- [AIM]
Return each line of the records with nothing changed, pictures excepted.

- [RECORDS TO PROCESS]
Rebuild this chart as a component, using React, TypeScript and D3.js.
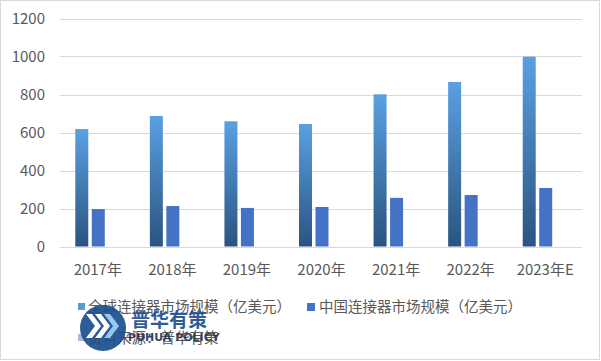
import React from "react";
import * as d3 from "d3";

const categories = ["2017年", "2018年", "2019年", "2020年", "2021年", "2022年", "2023年E"];
const globalValues = [618, 687, 659, 645, 801, 866, 999];
const chinaValues = [197, 213, 203, 208, 256, 271, 308];
const yTicks = [0, 200, 400, 600, 800, 1000, 1200];
const seriesNames = ["全球连接器市场规模（亿美元）", "中国连接器市场规模（亿美元）", "资料来源：普华有策"];

const W = 601;
const H = 361;
const FONT = "'Noto Sans CJK SC', 'Microsoft YaHei', sans-serif";

export default function App() {
  const x = d3.scaleBand<string>().domain(categories).range([60.5, 582.5]).paddingInner(0).paddingOuter(0);
  const y = d3.scaleLinear().domain([0, 1200]).range([246.5, 18.5]);
  const s = d3.scaleBand<string>().domain(["g", "c", "s"]).range([-22.5, 23.5]).paddingInner(0.212);
  const bw = s.bandwidth();

  return (
    <svg width={W} height={H} style={{ position: "absolute", left: 0, top: 0 }} fontFamily={FONT}>
      <defs>
        <linearGradient id="gGrad" x1="0" y1="0" x2="0" y2="1">
          <stop offset="0%" stopColor="#5aa0e2" />
          <stop offset="100%" stopColor="#2a5480" />
        </linearGradient>
      </defs>
      <rect x={0} y={0} width={W} height={H} fill="#ffffff" />
      <rect x={0.5} y={0.5} width={599} height={359} fill="none" stroke="#d9d9d9" />
      {yTicks.map((t) => (
        <g key={t}>
          <line x1={60} x2={582} y1={Math.round(y(t)) + 0.5} y2={Math.round(y(t)) + 0.5} stroke="#d9d9d9" strokeWidth={1} />
          <text x={45} y={y(t)} dy="0.35em" textAnchor="end" fontSize={15} fill="#595959">
            {t}
          </text>
        </g>
      ))}
      {categories.map((c, i) => {
        const cx = (x(c) as number) + x.bandwidth() / 2;
        return (
          <g key={c}>
            <rect x={cx + (s("g") as number)} y={y(globalValues[i])} width={bw} height={y(0) - y(globalValues[i])} fill="url(#gGrad)" />
            <rect x={cx + (s("c") as number)} y={y(chinaValues[i])} width={bw} height={y(0) - y(chinaValues[i])} fill="#4472c4" />
            <text x={cx} y={270} dy="0.35em" textAnchor="middle" fontSize={15} fill="#595959">
              {c}
            </text>
          </g>
        );
      })}
      {/* legend */}
      <g fontSize={14.5} fill="#595959">
        <rect x={78} y={303} width={7} height={7} fill="#5b9bd5" />
        <text x={88} y={307} dy="0.35em">{seriesNames[0]}</text>
        <rect x={307} y={303} width={8} height={8} fill="#4472c4" />
        <text x={319} y={307} dy="0.35em">{seriesNames[1]}</text>
        <rect x={78} y={334} width={7} height={7} fill="#a9b8dc" />
        <text x={88} y={338} dy="0.35em">{seriesNames[2]}</text>
      </g>
      {/* watermark logo */}
      <g opacity={0.92}>
        <circle cx={103} cy={328} r={23} fill="#1d4f8f" />
        {[0, 1, 2].map((k) => (
          <path
            key={k}
            d={`M${86 + k * 9},${314} l9,12 l-9,12 l6,0 l9,-12 l-9,-12 z`}
            fill={k === 2 ? "#8ec6ee" : "#ffffff"}
          />
        ))}
        <text x={131} y={320} dy="0.35em" fontSize={19} fontWeight="bold" fill="#1d4f8f">普华有策</text>
        <text x={128} y={337} dy="0.35em" fontSize={11} fontWeight="bold" fill="#2a3550" fontFamily="'DejaVu Sans', sans-serif">PUHUA POLICY</text>
      </g>
    </svg>
  );
}
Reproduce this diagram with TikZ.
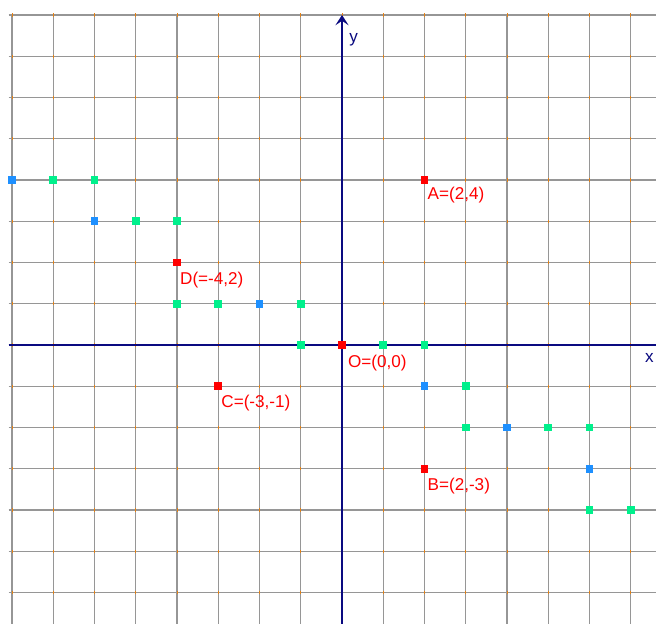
\documentclass[tikz,border=0pt]{standalone}
\usepackage{fontspec}
\setmainfont{Liberation Sans}
\usetikzlibrary{arrows.meta}
\definecolor{axisnavy}{RGB}{10,10,128}
\definecolor{ptred}{RGB}{255,0,0}
\definecolor{ptblue}{RGB}{30,144,255}
\definecolor{ptgreen}{RGB}{0,240,140}
\definecolor{tickorange}{RGB}{230,130,20}
\definecolor{gridgray}{RGB}{150,150,150}
\tikzset{
  gridline/.style={draw=gridgray, line width=0.9pt},
  axisline/.style={draw=axisnavy, line width=1.4pt},
  sq/.style={rectangle, inner sep=0pt, minimum size=0.19cm, draw=none},
  redsq/.style={sq, fill=ptred},
  bluesq/.style={sq, fill=ptblue},
  greensq/.style={sq, fill=ptgreen},
  ptlabel/.style={anchor=base west, inner sep=0pt, text=ptred, font=\fontsize{11.8}{14}\selectfont},
  axlabel/.style={inner sep=0pt, text=axisnavy, font=\fontsize{11.8}{14}\selectfont}
}
\begin{document}
\begin{tikzpicture}
\useasboundingbox (-8.291,-6.739) rectangle (7.612,8.364);
\fill[white] (-8.291,-6.739) rectangle (7.612,8.364);
% grid
\foreach \x in {-8,...,7} \draw[gridline] (\x,8) -- (\x,-6.8);
\foreach \y in {-6,...,8} \draw[gridline] (-8.08,\y) -- (7.7,\y);
% tiny orange ticks
\foreach \x in {-8,...,7} \foreach \y in {-6,...,8}
  \draw[tickorange, line width=0.5pt] (\x,\y-0.04) -- (\x,\y+0.04);
% axes
\draw[axisline] (-8.08,0) -- (7.7,0);
\draw[axisline, -{Stealth[length=7pt,width=9pt,inset=3pt]}] (0,-6.8) -- (0,8.0);
\node[axlabel] (ylab) at (0.28,7.39) {y};
\node[axlabel] (xlab) at (7.45,-0.32) {x};
% blue squares
\foreach \p [count=\i] in {(-8,4),(-6,3),(-2,1),(2,-1),(4,-2),(6,-3)}
  \node[bluesq] (b\i) at \p {};
% green squares
\foreach \p [count=\i] in {(-7,4),(-6,4),(-5,3),(-4,3),(-4,1),(-3,1),(-1,1),(-1,0),(1,0),(2,0),(3,-1),(3,-2),(5,-2),(6,-2),(6,-4),(7,-4)}
  \node[greensq] (g\i) at \p {};
% red points
\node[redsq] (A) at (2,4) {};
\node[redsq] (D) at (-4,2) {};
\node[redsq] (C) at (-3,-1) {};
\node[redsq] (B) at (2,-3) {};
\node[redsq] (O) at (0,0) {};
\node[ptlabel] (Alab) at (2.07,3.53) {A=(2,4)};
\node[ptlabel] (Dlab) at (-3.93,1.47) {D(=-4,2)};
\node[ptlabel] (Clab) at (-2.93,-1.52) {C=(-3,-1)};
\node[ptlabel] (Blab) at (2.07,-3.52) {B=(2,-3)};
\node[ptlabel] (Olab) at (0.14,-0.54) {O=(0,0)};
\end{tikzpicture}
\end{document}
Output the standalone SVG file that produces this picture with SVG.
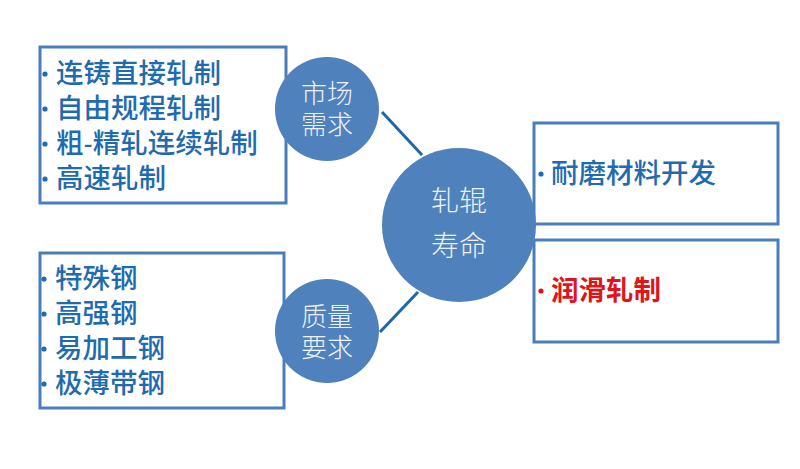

- [OUTPUT BELOW]
Rebuild this chart as a component, using React, TypeScript and D3.js.
import React from "react";
import * as d3 from "d3";

const categories = ["2017年", "2018年", "2019年", "2020年", "2021年", "2022年", "2023年E"];
const globalValues = [618, 687, 659, 645, 801, 866, 999];
const chinaValues = [197, 213, 203, 208, 256, 271, 308];
const yTicks = [0, 200, 400, 600, 800, 1000, 1200];
const seriesNames = ["全球连接器市场规模（亿美元）", "中国连接器市场规模（亿美元）", "资料来源：普华有策"];

const W = 601;
const H = 361;
const FONT = "'Noto Sans CJK SC', 'Microsoft YaHei', sans-serif";

export default function App() {
  const x = d3.scaleBand<string>().domain(categories).range([60.5, 582.5]).paddingInner(0).paddingOuter(0);
  const y = d3.scaleLinear().domain([0, 1200]).range([246.5, 18.5]);
  const s = d3.scaleBand<string>().domain(["g", "c", "s"]).range([-22.5, 23.5]).paddingInner(0.212);
  const bw = s.bandwidth();

  return (
    <svg width={W} height={H} style={{ position: "absolute", left: 0, top: 0 }} fontFamily={FONT}>
      <defs>
        <linearGradient id="gGrad" x1="0" y1="0" x2="0" y2="1">
          <stop offset="0%" stopColor="#5aa0e2" />
          <stop offset="100%" stopColor="#2a5480" />
        </linearGradient>
      </defs>
      <rect x={0} y={0} width={W} height={H} fill="#ffffff" />
      <rect x={0.5} y={0.5} width={599} height={359} fill="none" stroke="#d9d9d9" />
      {yTicks.map((t) => (
        <g key={t}>
          <line x1={60} x2={582} y1={Math.round(y(t)) + 0.5} y2={Math.round(y(t)) + 0.5} stroke="#d9d9d9" strokeWidth={1} />
          <text x={45} y={y(t)} dy="0.35em" textAnchor="end" fontSize={15} fill="#595959">
            {t}
          </text>
        </g>
      ))}
      {categories.map((c, i) => {
        const cx = (x(c) as number) + x.bandwidth() / 2;
        return (
          <g key={c}>
            <rect x={cx + (s("g") as number)} y={y(globalValues[i])} width={bw} height={y(0) - y(globalValues[i])} fill="url(#gGrad)" />
            <rect x={cx + (s("c") as number)} y={y(chinaValues[i])} width={bw} height={y(0) - y(chinaValues[i])} fill="#4472c4" />
            <text x={cx} y={270} dy="0.35em" textAnchor="middle" fontSize={15} fill="#595959">
              {c}
            </text>
          </g>
        );
      })}
      {/* legend */}
      <g fontSize={14.5} fill="#595959">
        <rect x={78} y={303} width={7} height={7} fill="#5b9bd5" />
        <text x={88} y={307} dy="0.35em">{seriesNames[0]}</text>
        <rect x={307} y={303} width={8} height={8} fill="#4472c4" />
        <text x={319} y={307} dy="0.35em">{seriesNames[1]}</text>
        <rect x={78} y={334} width={7} height={7} fill="#a9b8dc" />
        <text x={88} y={338} dy="0.35em">{seriesNames[2]}</text>
      </g>
      {/* watermark logo */}
      <g opacity={0.92}>
        <circle cx={103} cy={328} r={23} fill="#1d4f8f" />
        {[0, 1, 2].map((k) => (
          <path
            key={k}
            d={`M${86 + k * 9},${314} l9,12 l-9,12 l6,0 l9,-12 l-9,-12 z`}
            fill={k === 2 ? "#8ec6ee" : "#ffffff"}
          />
        ))}
        <text x={131} y={320} dy="0.35em" fontSize={19} fontWeight="bold" fill="#1d4f8f">普华有策</text>
        <text x={128} y={337} dy="0.35em" fontSize={11} fontWeight="bold" fill="#2a3550" fontFamily="'DejaVu Sans', sans-serif">PUHUA POLICY</text>
      </g>
    </svg>
  );
}
Reproduce this diagram with TikZ.
\documentclass[tikz,border=0pt]{standalone}
\usepackage{fontspec}
\setmainfont{Liberation Sans}
\usetikzlibrary{arrows.meta}
\definecolor{axisnavy}{RGB}{10,10,128}
\definecolor{ptred}{RGB}{255,0,0}
\definecolor{ptblue}{RGB}{30,144,255}
\definecolor{ptgreen}{RGB}{0,240,140}
\definecolor{tickorange}{RGB}{230,130,20}
\definecolor{gridgray}{RGB}{150,150,150}
\tikzset{
  gridline/.style={draw=gridgray, line width=0.9pt},
  axisline/.style={draw=axisnavy, line width=1.4pt},
  sq/.style={rectangle, inner sep=0pt, minimum size=0.19cm, draw=none},
  redsq/.style={sq, fill=ptred},
  bluesq/.style={sq, fill=ptblue},
  greensq/.style={sq, fill=ptgreen},
  ptlabel/.style={anchor=base west, inner sep=0pt, text=ptred, font=\fontsize{11.8}{14}\selectfont},
  axlabel/.style={inner sep=0pt, text=axisnavy, font=\fontsize{11.8}{14}\selectfont}
}
\begin{document}
\begin{tikzpicture}
\useasboundingbox (-8.291,-6.739) rectangle (7.612,8.364);
\fill[white] (-8.291,-6.739) rectangle (7.612,8.364);
% grid
\foreach \x in {-8,...,7} \draw[gridline] (\x,8) -- (\x,-6.8);
\foreach \y in {-6,...,8} \draw[gridline] (-8.08,\y) -- (7.7,\y);
% tiny orange ticks
\foreach \x in {-8,...,7} \foreach \y in {-6,...,8}
  \draw[tickorange, line width=0.5pt] (\x,\y-0.04) -- (\x,\y+0.04);
% axes
\draw[axisline] (-8.08,0) -- (7.7,0);
\draw[axisline, -{Stealth[length=7pt,width=9pt,inset=3pt]}] (0,-6.8) -- (0,8.0);
\node[axlabel] (ylab) at (0.28,7.39) {y};
\node[axlabel] (xlab) at (7.45,-0.32) {x};
% blue squares
\foreach \p [count=\i] in {(-8,4),(-6,3),(-2,1),(2,-1),(4,-2),(6,-3)}
  \node[bluesq] (b\i) at \p {};
% green squares
\foreach \p [count=\i] in {(-7,4),(-6,4),(-5,3),(-4,3),(-4,1),(-3,1),(-1,1),(-1,0),(1,0),(2,0),(3,-1),(3,-2),(5,-2),(6,-2),(6,-4),(7,-4)}
  \node[greensq] (g\i) at \p {};
% red points
\node[redsq] (A) at (2,4) {};
\node[redsq] (D) at (-4,2) {};
\node[redsq] (C) at (-3,-1) {};
\node[redsq] (B) at (2,-3) {};
\node[redsq] (O) at (0,0) {};
\node[ptlabel] (Alab) at (2.07,3.53) {A=(2,4)};
\node[ptlabel] (Dlab) at (-3.93,1.47) {D(=-4,2)};
\node[ptlabel] (Clab) at (-2.93,-1.52) {C=(-3,-1)};
\node[ptlabel] (Blab) at (2.07,-3.52) {B=(2,-3)};
\node[ptlabel] (Olab) at (0.14,-0.54) {O=(0,0)};
\end{tikzpicture}
\end{document}
Output the standalone SVG file that produces this picture with SVG.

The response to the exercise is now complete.